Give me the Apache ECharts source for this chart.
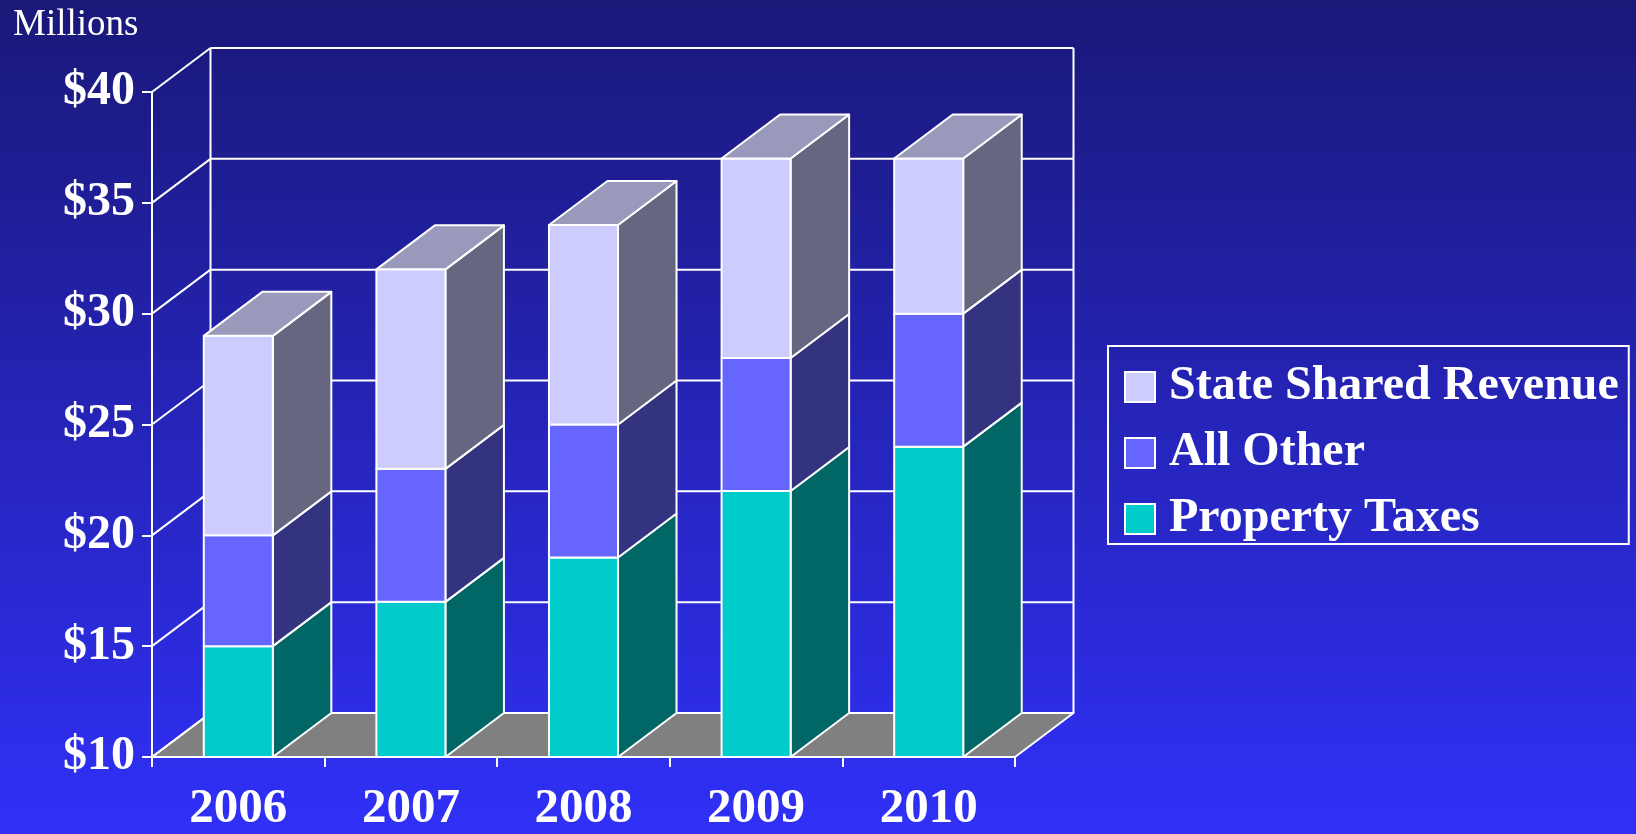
<!DOCTYPE html>
<html>
<head>
<meta charset="utf-8">
<script src="https://cdn.jsdelivr.net/npm/echarts@6/dist/echarts.min.js"></script>
<style>
  html, body { margin: 0; padding: 0; background: #2424b0; }
  #chart { width: 1636px; height: 834px; }
</style>
</head>
<body>
<div id="chart"></div>
<script>
// Revenue sources by year, in millions of dollars
const years = ['2006', '2007', '2008', '2009', '2010'];
const propertyTaxes = [15, 17, 19, 22, 24];
const allOther = [5, 6, 6, 6, 6];
const stateSharedRevenue = [9, 9, 9, 9, 7];
const yTicks = [10, 15, 20, 25, 30, 35, 40];
const Y_MIN = 10, Y_MAX = 40, Y_STEP = 5;

// Pseudo-3D depth of the box and bars, in pixels
const DX = 58.5, DY = 44;
const BAR_RATIO = 0.4;
const FONT = '"Liberation Serif", "Times New Roman", serif';
const EDGE = { stroke: '#ffffff', lineWidth: 2, lineJoin: 'round' };

// Stack the three series into [category, base, top] triples
function stacked(layers) {
  const running = years.map(() => 0);
  return layers.map(values => values.map((v, i) => {
    const base = running[i];
    running[i] += v;
    return [i, base, running[i]];
  }));
}
const [ptData, aoData, ssrData] = stacked([propertyTaxes, allOther, stateSharedRevenue]);

function segmentRenderer(colors, withTop) {
  return function (params, api) {
    const i = api.value(0);
    const lo = Math.max(api.value(1), Y_MIN);
    const hi = api.value(2);
    const w = api.size([1, 0])[0] * BAR_RATIO;
    const pLo = api.coord([i, lo]);
    const pHi = api.coord([i, hi]);
    const x0 = pLo[0] - w / 2, x1 = pLo[0] + w / 2;
    const yb = pLo[1], yt = pHi[1];
    const children = [
      { type: 'polygon',
        shape: { points: [[x1, yb], [x1 + DX, yb - DY], [x1 + DX, yt - DY], [x1, yt]] },
        style: Object.assign({ fill: colors.side }, EDGE) },
      { type: 'rect',
        shape: { x: x0, y: yt, width: w, height: yb - yt },
        style: Object.assign({ fill: colors.front }, EDGE) }
    ];
    if (withTop) {
      children.push({ type: 'polygon',
        shape: { points: [[x0, yt], [x1, yt], [x1 + DX, yt - DY], [x0 + DX, yt - DY]] },
        style: Object.assign({ fill: colors.top }, EDGE) });
    }
    return { type: 'group', children };
  };
}

// Back wall grid lines, left wall diagonals, floor and back verticals
function frameRenderer(params, api) {
  const v = api.value(1);
  const band = api.size([1, 0])[0];
  const xl = api.coord([0, v])[0] - band / 2;
  const xr = api.coord([years.length - 1, v])[0] + band / 2;
  const y = api.coord([0, v])[1];
  const children = [];
  if (v === Y_MIN) {
    children.push({ type: 'polygon',
      shape: { points: [[xl, y], [xr, y], [xr + DX, y - DY], [xl + DX, y - DY]] },
      style: Object.assign({ fill: '#808080' }, EDGE) });
  }
  if (v === Y_MAX) {
    const yb = api.coord([0, Y_MIN])[1];
    children.push({ type: 'line', shape: { x1: xl + DX, y1: y - DY, x2: xl + DX, y2: yb - DY }, style: EDGE });
    children.push({ type: 'line', shape: { x1: xr + DX, y1: y - DY, x2: xr + DX, y2: yb - DY }, style: EDGE });
  }
  children.push({ type: 'line', shape: { x1: xl, y1: y, x2: xl + DX, y2: y - DY }, style: EDGE });
  children.push({ type: 'line', shape: { x1: xl + DX, y1: y - DY, x2: xr + DX, y2: y - DY }, style: EDGE });
  return { type: 'group', children };
}

const chart = echarts.init(document.getElementById('chart'), null, { renderer: 'canvas' });
chart.setOption({
  animation: false,
  backgroundColor: {
    type: 'linear', x: 0, y: 0, x2: 0, y2: 1,
    colorStops: [{ offset: 0, color: '#1a1878' }, { offset: 1, color: '#3030f8' }]
  },
  title: {
    text: 'Millions', left: 13, top: 7, padding: 0,
    textStyle: { color: '#ffffff', fontFamily: FONT, fontWeight: 'normal', fontSize: 37 }
  },
  legend: {
    data: ['State Shared Revenue', 'All Other', 'Property Taxes'],
    orient: 'vertical', left: 1108, top: 346,
    padding: [17, 10, 1, 16], itemGap: 18, itemWidth: 30, itemHeight: 30,
    icon: 'rect', borderColor: '#ffffff', borderWidth: 2,
    itemStyle: { borderColor: '#ffffff', borderWidth: 2 },
    selectedMode: false,
    textStyle: { color: '#ffffff', fontFamily: FONT, fontWeight: 'bold', fontSize: 48, lineHeight: 48, padding: [0, 0, 0, 9] }
  },
  grid: { left: 152, right: 621, top: 92, bottom: 76, containLabel: false },
  xAxis: {
    type: 'category', data: years, boundaryGap: true,
    axisLine: { lineStyle: { color: '#ffffff', width: 2 } },
    axisTick: { show: true, length: 10, lineStyle: { color: '#ffffff', width: 2 } },
    axisLabel: { color: '#ffffff', fontFamily: FONT, fontWeight: 'bold', fontSize: 49, margin: 28 },
    splitLine: { show: false }
  },
  yAxis: {
    type: 'value', min: Y_MIN, max: Y_MAX, interval: Y_STEP,
    axisLine: { show: true, lineStyle: { color: '#ffffff', width: 2 } },
    axisTick: { show: true, length: 10, lineStyle: { color: '#ffffff', width: 2 } },
    axisLabel: { color: '#ffffff', fontFamily: FONT, fontWeight: 'bold', fontSize: 48, margin: 17,
      formatter: v => '$' + v },
    splitLine: { show: false }
  },
  series: [
    { name: 'frame', type: 'custom', silent: true, encode: { x: 0, y: 1 },
      data: yTicks.map(v => [0, v]), renderItem: frameRenderer },
    { name: 'Property Taxes', type: 'custom', silent: true, encode: { x: 0, y: [1, 2] },
      itemStyle: { color: '#00cccc' }, data: ptData,
      renderItem: segmentRenderer({ front: '#00cccc', side: '#006666' }, false) },
    { name: 'All Other', type: 'custom', silent: true, encode: { x: 0, y: [1, 2] },
      itemStyle: { color: '#6666ff' }, data: aoData,
      renderItem: segmentRenderer({ front: '#6666ff', side: '#333380' }, false) },
    { name: 'State Shared Revenue', type: 'custom', silent: true, encode: { x: 0, y: [1, 2] },
      itemStyle: { color: '#ccccff' }, data: ssrData,
      renderItem: segmentRenderer({ front: '#ccccff', side: '#666680', top: '#9999bb' }, true) }
  ]
});
</script>
</body>
</html>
• • • • • • •
Extract the lines exactly, please: the first line of the listing, the line with "const [ptData, aoData, ssrData]", and every line between them, but no pictures.

Give me the Apache ECharts source for this chart.
<!DOCTYPE html>
<html>
<head>
<meta charset="utf-8">
<script src="https://cdn.jsdelivr.net/npm/echarts@6/dist/echarts.min.js"></script>
<style>
  html, body { margin: 0; padding: 0; background: #2424b0; }
  #chart { width: 1636px; height: 834px; }
</style>
</head>
<body>
<div id="chart"></div>
<script>
// Revenue sources by year, in millions of dollars
const years = ['2006', '2007', '2008', '2009', '2010'];
const propertyTaxes = [15, 17, 19, 22, 24];
const allOther = [5, 6, 6, 6, 6];
const stateSharedRevenue = [9, 9, 9, 9, 7];
const yTicks = [10, 15, 20, 25, 30, 35, 40];
const Y_MIN = 10, Y_MAX = 40, Y_STEP = 5;

// Pseudo-3D depth of the box and bars, in pixels
const DX = 58.5, DY = 44;
const BAR_RATIO = 0.4;
const FONT = '"Liberation Serif", "Times New Roman", serif';
const EDGE = { stroke: '#ffffff', lineWidth: 2, lineJoin: 'round' };

// Stack the three series into [category, base, top] triples
function stacked(layers) {
  const running = years.map(() => 0);
  return layers.map(values => values.map((v, i) => {
    const base = running[i];
    running[i] += v;
    return [i, base, running[i]];
  }));
}
const [ptData, aoData, ssrData] = stacked([propertyTaxes, allOther, stateSharedRevenue]);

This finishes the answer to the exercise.